Phases of kinky holographic nuclear matter

Abstract

Holographic QCD at finite baryon number density and zero temperature is studied within the five-dimensional Sakai-Sugimoto model. We introduce a new approximation that models a smeared crystal of solitonic baryons by assuming spatial homogeneity to obtain an effective kink theory in the holographic direction. The kink theory correctly reproduces a first order phase transition to lightly bound nuclear matter. As the density is further increased the kink splits into a pair of half-kink constituents, providing a concrete realization of the previously suggested dyonic salt phase, where the bulk soliton splits into constituents at high density. The kink model also captures the phenomenon of baryonic popcorn, in which a first order phase transition generates an additional soliton layer in the holographic direction.
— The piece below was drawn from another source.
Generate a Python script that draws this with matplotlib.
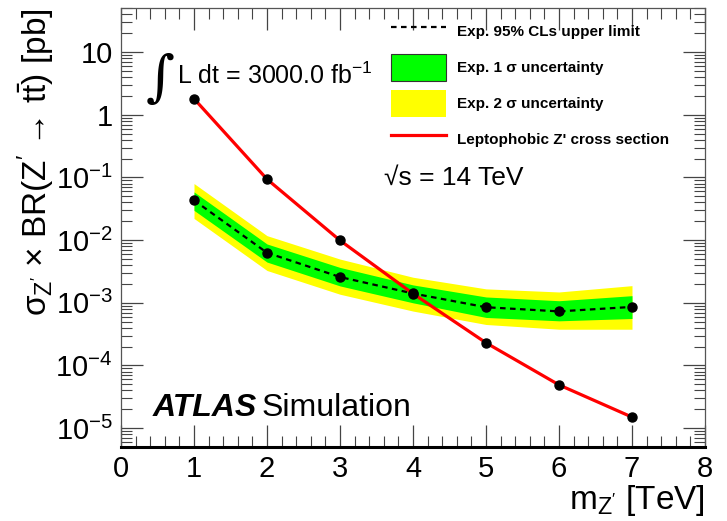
import numpy as np
import matplotlib
matplotlib.use("Agg")
import matplotlib.pyplot as plt
from matplotlib.lines import Line2D
from matplotlib.patches import Patch
from matplotlib.ticker import FixedLocator, LogLocator, MultipleLocator, NullFormatter

plt.rcParams['font.family'] = ['Liberation Sans', 'DejaVu Sans']
plt.rcParams['mathtext.fontset'] = 'custom'
plt.rcParams['mathtext.rm'] = 'Liberation Sans'
plt.rcParams['mathtext.it'] = 'Liberation Sans:italic'
plt.rcParams['mathtext.bf'] = 'Liberation Sans:bold'

# data
mass = [1, 2, 3, 4, 5, 6, 7]
xsec = [1.81, 0.094, 0.0099, 0.0014, 2.3e-4, 4.9e-5, 1.5e-5]
exp_limit = [0.0433, 0.0063, 0.00258, 0.00141, 8.5e-4, 7.3e-4, 8.6e-4]
one_sig_up = [0.0589, 0.00869, 0.00367, 0.00193, 0.00124, 0.00108, 0.00130]
one_sig_dn = [0.0299, 0.00447, 0.00186, 0.00100, 5.84e-4, 5.16e-4, 5.62e-4]
two_sig_up = [0.0801, 0.0118, 0.00499, 0.00256, 0.00167, 0.00149, 0.00188]
two_sig_dn = [0.0222, 0.00328, 0.00137, 7.38e-4, 4.51e-4, 3.79e-4, 3.79e-4]

ytick_vals = [1e-5, 1e-4, 1e-3, 1e-2, 1e-1, 1, 10]
ytick_labels = [r'$10^{-5}$', r'$10^{-4}$', r'$10^{-3}$', r'$10^{-2}$', r'$10^{-1}$', '1', '10']

fig = plt.figure(figsize=(7.27, 5.21), dpi=100)
ax = fig.add_axes([121 / 727, 1 - 447 / 521, 584 / 727, 439 / 521])

ax.fill_between(mass, two_sig_dn, two_sig_up, color='#ffff00', lw=0, zorder=1)
ax.fill_between(mass, one_sig_dn, one_sig_up, color='#00ff00', lw=0, zorder=2)
ax.plot(mass, exp_limit, color='black', ls=(0, (2.5, 2)), lw=1.6, zorder=3)
ax.plot(mass, xsec, color='#ff0000', lw=2.3, zorder=4)
ax.plot(mass, exp_limit, 'o', color='black', ms=6.5, zorder=5)
ax.plot(mass, xsec, 'o', color='black', ms=6.5, zorder=5)

ax.set_yscale('log')
ax.set_xlim(0, 8)
ax.set_ylim(5.0e-6, 50.7)

# axis ticks, ROOT style (inside, all sides)
ax.xaxis.set_major_locator(MultipleLocator(1))
ax.xaxis.set_minor_locator(MultipleLocator(0.2))
ax.yaxis.set_major_locator(FixedLocator(ytick_vals))
ax.set_yticklabels(ytick_labels)
ax.yaxis.set_minor_locator(LogLocator(base=10, subs=np.arange(2, 10)))
ax.yaxis.set_minor_formatter(NullFormatter())
ax.tick_params(which='both', direction='in', top=True, right=True, color='#444444')
ax.tick_params(which='major', length=16, width=0.9, labelsize=21, pad=6)
ax.tick_params(which='minor', length=8, width=0.8)
ax.tick_params(axis='x', which='major', pad=6)

for side in ['left', 'top', 'right']:
    ax.spines[side].set_linewidth(0.9)
    ax.spines[side].set_color('#555555')
ax.spines['bottom'].set_linewidth(2.2)

ax.set_xlabel(r"m$_{\mathrm{Z}^{\prime}}$ [TeV]", fontsize=24, loc='right')
ax.set_ylabel("\u03c3" + r"$_{\mathrm{Z}^{\prime}}$" + " \u00d7 BR(Z" + r"$^{\prime}$" + " \u2192 t" + r"$\bar{\mathrm{t}}$) [pb]",
              fontsize=24, loc='top')
ax.yaxis.set_label_coords(-0.11, 1.0)
ax.xaxis.set_label_coords(1.0, -0.082)

# annotations
fig.text(146 / 727, 1 - 80 / 521, '\u222b', fontsize=40, family='DejaVu Serif', va='center')
fig.text(177 / 727, 1 - 76 / 521, r'L dt = 3000.0 fb$^{-1}$', fontsize=18, va='center')
fig.text(384 / 727, 1 - 178 / 521, '\u221as = 14 TeV', fontsize=19, va='center')
fig.text(153 / 727, 1 - 408 / 521, 'ATLAS', fontsize=23, weight='bold', style='italic', va='center')
fig.text(262 / 727, 1 - 408 / 521, 'Simulation', fontsize=23, va='center')

handles = [
    Line2D([], [], color='black', ls=(0, (2.5, 2)), lw=1.6),
    Patch(facecolor='#00ff00', edgecolor='#333333', lw=0.8),
    Patch(facecolor='#ffff00', edgecolor='none'),
    Line2D([], [], color='#ff0000', lw=2.3),
]
labels = ['Exp. 95% CLs upper limit', 'Exp. 1 \u03c3 uncertainty',
          'Exp. 2 \u03c3 uncertainty', "Leptophobic Z' cross section"]
leg = ax.legend(handles, labels, loc='upper left', bbox_to_anchor=(391 / 727, 1 - 18 / 521),
                bbox_transform=fig.transFigure, frameon=False, fontsize=11,
                handlelength=3.6, handleheight=2.3, labelspacing=0.62, handletextpad=0.75,
                borderpad=0, borderaxespad=0)
for t in leg.get_texts():
    t.set_fontweight('bold')

fig.savefig('out.png', dpi=100)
We find that this popcorn transition takes place at a density below the dyonic salt phase, making the latter energetically unfavourable. However, the kink model predicts only one pop, rather than the sequence of pops suggested by previous approximations. In the kink model the two layers produced by the single pop form the surface of a soliton bag that increases in size as the baryon chemical potential is increased. The interior of the bag is filled with abelian electric potential and the instanton charge density is localized on the surface of the bag. The soliton bag may provide a holographic description of a quarkyonic phase.